▸ Supplied material
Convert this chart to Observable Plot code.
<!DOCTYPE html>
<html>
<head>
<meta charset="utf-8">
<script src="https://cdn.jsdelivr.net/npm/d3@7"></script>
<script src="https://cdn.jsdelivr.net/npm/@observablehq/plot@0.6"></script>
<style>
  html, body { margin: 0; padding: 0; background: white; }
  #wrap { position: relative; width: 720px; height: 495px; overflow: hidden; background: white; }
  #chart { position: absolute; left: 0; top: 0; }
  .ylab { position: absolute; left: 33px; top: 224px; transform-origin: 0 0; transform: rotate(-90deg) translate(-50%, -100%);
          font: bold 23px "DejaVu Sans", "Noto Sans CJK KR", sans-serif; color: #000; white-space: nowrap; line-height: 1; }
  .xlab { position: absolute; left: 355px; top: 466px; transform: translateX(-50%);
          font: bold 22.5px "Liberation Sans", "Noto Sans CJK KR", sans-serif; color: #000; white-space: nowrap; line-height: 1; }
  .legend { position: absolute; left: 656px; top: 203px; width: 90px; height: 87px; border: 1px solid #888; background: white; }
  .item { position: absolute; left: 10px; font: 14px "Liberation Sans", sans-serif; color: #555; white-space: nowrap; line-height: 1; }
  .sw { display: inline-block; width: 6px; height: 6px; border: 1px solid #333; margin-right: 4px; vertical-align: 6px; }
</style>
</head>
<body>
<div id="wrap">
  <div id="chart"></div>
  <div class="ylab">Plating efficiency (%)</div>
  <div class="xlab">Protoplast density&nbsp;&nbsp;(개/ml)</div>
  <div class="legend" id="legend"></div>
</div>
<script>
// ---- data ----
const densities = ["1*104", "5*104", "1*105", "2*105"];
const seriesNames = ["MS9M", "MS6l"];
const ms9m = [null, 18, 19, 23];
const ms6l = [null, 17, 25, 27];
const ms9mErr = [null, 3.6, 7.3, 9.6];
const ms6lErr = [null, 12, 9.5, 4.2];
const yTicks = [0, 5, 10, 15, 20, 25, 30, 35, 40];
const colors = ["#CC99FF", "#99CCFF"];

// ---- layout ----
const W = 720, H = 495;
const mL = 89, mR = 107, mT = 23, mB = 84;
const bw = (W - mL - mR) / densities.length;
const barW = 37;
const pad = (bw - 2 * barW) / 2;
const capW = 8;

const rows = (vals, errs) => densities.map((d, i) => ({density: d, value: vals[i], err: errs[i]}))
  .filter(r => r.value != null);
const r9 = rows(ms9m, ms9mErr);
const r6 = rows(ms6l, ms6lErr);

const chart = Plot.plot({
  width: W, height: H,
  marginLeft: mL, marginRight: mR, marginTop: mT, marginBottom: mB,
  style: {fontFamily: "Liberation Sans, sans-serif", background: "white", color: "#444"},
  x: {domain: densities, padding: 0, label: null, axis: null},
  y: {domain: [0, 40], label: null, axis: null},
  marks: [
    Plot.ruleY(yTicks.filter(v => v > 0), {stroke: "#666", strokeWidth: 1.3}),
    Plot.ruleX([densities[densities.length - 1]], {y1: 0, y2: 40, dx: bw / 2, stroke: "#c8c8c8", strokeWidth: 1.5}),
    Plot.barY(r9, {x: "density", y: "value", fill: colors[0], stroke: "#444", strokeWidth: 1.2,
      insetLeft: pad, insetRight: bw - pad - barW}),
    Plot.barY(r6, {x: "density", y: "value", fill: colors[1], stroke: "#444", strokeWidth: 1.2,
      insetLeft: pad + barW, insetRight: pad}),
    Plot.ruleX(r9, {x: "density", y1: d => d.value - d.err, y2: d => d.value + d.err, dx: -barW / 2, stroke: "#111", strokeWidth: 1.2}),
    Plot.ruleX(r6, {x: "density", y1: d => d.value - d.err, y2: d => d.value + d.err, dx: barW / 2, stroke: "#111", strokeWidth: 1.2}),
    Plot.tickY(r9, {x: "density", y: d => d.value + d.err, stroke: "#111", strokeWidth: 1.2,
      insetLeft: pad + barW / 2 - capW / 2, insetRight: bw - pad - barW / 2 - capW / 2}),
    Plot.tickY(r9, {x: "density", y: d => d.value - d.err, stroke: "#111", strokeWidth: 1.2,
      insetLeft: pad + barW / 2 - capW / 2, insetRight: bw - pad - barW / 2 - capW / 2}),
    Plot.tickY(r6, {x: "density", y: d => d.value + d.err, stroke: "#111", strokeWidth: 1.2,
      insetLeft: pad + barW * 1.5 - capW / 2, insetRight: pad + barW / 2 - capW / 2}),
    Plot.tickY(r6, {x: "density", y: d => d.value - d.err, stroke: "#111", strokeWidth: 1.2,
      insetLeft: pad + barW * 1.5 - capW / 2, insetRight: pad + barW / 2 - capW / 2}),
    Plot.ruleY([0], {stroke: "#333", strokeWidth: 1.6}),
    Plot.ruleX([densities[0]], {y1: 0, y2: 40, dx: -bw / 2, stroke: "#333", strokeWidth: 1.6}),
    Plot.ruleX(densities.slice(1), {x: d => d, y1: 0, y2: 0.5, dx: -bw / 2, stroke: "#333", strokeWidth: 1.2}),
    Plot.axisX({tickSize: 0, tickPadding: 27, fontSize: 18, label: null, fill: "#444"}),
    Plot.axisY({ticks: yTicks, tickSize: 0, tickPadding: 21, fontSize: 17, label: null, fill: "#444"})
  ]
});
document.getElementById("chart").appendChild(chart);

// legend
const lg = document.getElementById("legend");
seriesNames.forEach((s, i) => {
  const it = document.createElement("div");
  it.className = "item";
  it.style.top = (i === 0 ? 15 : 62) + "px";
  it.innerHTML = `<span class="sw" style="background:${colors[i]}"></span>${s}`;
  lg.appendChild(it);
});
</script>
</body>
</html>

--

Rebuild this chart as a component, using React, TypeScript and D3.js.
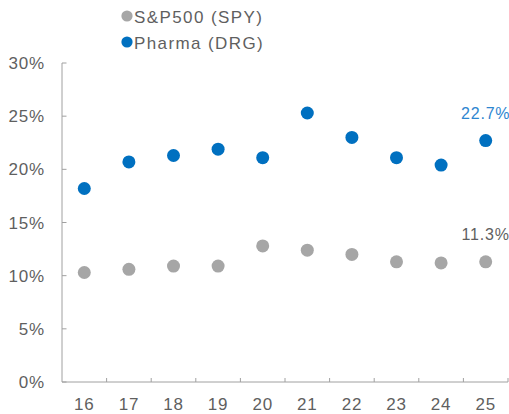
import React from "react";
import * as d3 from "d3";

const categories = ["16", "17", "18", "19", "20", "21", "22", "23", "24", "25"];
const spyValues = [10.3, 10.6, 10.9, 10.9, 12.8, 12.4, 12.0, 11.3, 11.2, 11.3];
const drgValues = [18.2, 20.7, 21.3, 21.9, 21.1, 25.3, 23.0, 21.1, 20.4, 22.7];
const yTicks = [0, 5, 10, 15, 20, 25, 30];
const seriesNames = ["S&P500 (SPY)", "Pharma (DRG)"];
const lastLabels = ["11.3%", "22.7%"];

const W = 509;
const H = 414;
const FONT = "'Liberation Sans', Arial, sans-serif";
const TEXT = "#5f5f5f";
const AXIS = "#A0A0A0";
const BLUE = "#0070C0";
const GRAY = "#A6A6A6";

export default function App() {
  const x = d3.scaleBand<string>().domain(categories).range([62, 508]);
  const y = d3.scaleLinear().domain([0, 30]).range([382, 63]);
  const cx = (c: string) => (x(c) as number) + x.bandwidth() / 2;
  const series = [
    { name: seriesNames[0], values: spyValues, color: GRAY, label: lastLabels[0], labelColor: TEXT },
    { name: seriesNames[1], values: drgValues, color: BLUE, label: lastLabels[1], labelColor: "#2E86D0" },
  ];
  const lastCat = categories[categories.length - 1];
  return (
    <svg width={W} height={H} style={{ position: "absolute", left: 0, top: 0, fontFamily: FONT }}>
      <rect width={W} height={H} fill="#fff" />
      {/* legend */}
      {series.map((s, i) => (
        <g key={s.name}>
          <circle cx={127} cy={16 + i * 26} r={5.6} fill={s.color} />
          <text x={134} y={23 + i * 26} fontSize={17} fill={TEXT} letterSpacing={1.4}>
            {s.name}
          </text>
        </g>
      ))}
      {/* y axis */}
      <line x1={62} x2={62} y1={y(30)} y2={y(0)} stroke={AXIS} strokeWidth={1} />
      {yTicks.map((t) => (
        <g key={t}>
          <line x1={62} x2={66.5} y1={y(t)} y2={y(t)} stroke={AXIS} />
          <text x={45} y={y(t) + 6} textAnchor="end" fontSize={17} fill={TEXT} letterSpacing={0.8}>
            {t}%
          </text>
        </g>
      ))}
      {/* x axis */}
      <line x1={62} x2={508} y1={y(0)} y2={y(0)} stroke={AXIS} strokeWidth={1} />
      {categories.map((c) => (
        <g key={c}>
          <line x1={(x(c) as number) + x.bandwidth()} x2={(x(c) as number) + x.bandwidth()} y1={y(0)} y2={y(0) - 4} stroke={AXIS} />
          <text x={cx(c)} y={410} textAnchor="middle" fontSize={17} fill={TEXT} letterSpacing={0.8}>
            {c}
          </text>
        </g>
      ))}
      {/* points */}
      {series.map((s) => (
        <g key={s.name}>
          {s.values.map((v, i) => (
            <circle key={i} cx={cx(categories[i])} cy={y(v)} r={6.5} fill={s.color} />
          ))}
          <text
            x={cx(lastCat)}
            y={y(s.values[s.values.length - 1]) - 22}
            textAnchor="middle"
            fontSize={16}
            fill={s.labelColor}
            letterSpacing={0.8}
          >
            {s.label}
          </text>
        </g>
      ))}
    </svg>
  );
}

...

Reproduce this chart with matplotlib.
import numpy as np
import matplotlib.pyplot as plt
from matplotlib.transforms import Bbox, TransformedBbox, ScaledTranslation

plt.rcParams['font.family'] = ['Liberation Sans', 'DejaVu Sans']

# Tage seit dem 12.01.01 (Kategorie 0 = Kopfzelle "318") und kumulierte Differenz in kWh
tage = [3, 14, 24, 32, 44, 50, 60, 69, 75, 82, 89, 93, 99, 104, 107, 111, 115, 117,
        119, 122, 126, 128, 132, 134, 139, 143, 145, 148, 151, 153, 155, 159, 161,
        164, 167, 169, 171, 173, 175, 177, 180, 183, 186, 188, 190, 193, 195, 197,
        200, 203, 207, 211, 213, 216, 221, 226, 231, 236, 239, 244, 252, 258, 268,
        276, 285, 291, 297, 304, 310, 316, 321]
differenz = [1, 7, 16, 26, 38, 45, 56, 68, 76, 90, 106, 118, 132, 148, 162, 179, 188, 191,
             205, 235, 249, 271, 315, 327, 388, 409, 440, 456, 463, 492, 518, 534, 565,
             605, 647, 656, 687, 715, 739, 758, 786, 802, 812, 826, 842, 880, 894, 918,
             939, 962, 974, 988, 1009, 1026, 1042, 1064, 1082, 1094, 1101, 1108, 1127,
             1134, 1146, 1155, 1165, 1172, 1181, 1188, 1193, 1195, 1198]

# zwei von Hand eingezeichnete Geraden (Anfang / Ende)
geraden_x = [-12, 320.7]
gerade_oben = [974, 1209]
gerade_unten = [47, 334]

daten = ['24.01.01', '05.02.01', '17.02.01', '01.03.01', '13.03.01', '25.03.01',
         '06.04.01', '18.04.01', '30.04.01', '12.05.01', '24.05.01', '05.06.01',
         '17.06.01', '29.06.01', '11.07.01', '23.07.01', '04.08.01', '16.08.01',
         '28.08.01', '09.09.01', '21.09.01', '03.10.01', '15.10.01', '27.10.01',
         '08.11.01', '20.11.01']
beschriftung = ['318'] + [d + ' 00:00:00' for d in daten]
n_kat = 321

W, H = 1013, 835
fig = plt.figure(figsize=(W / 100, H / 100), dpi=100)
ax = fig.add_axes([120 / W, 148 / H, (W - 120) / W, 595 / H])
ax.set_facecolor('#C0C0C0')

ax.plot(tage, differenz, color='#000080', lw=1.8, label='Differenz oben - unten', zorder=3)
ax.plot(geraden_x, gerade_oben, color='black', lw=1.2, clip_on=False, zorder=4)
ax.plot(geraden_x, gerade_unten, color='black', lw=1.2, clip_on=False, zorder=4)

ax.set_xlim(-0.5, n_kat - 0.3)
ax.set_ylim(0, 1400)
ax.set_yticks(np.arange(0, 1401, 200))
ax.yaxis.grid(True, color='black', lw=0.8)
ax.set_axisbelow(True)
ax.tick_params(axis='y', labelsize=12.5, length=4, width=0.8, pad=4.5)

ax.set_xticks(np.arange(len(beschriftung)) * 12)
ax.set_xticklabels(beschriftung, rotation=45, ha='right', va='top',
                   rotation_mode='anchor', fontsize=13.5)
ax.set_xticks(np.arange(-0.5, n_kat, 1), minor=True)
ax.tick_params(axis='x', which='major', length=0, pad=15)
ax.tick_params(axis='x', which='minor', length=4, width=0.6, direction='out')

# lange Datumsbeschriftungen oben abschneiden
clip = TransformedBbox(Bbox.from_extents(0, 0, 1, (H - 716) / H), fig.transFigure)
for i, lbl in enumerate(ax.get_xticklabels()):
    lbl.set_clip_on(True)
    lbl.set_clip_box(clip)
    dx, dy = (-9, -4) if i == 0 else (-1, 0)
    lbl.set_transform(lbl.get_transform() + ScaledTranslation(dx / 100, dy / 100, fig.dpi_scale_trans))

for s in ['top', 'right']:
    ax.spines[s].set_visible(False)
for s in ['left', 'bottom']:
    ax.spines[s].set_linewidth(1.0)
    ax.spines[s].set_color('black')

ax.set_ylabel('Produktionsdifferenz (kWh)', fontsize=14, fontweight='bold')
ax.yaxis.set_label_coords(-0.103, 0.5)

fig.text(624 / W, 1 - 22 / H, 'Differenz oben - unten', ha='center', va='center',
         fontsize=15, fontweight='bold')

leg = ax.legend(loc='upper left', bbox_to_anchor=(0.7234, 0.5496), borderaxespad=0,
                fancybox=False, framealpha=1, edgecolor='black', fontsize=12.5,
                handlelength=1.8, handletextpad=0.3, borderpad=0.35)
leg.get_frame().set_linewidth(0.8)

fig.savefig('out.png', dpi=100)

▸ What to produce
Copy only what runs above from the line containing "Rebuild this chart" through the line containing "import * as", exactly. Leave out the pictures.

▸ Result for this task
Rebuild this chart as a component, using React, TypeScript and D3.js.
import React from "react";
import * as d3 from "d3";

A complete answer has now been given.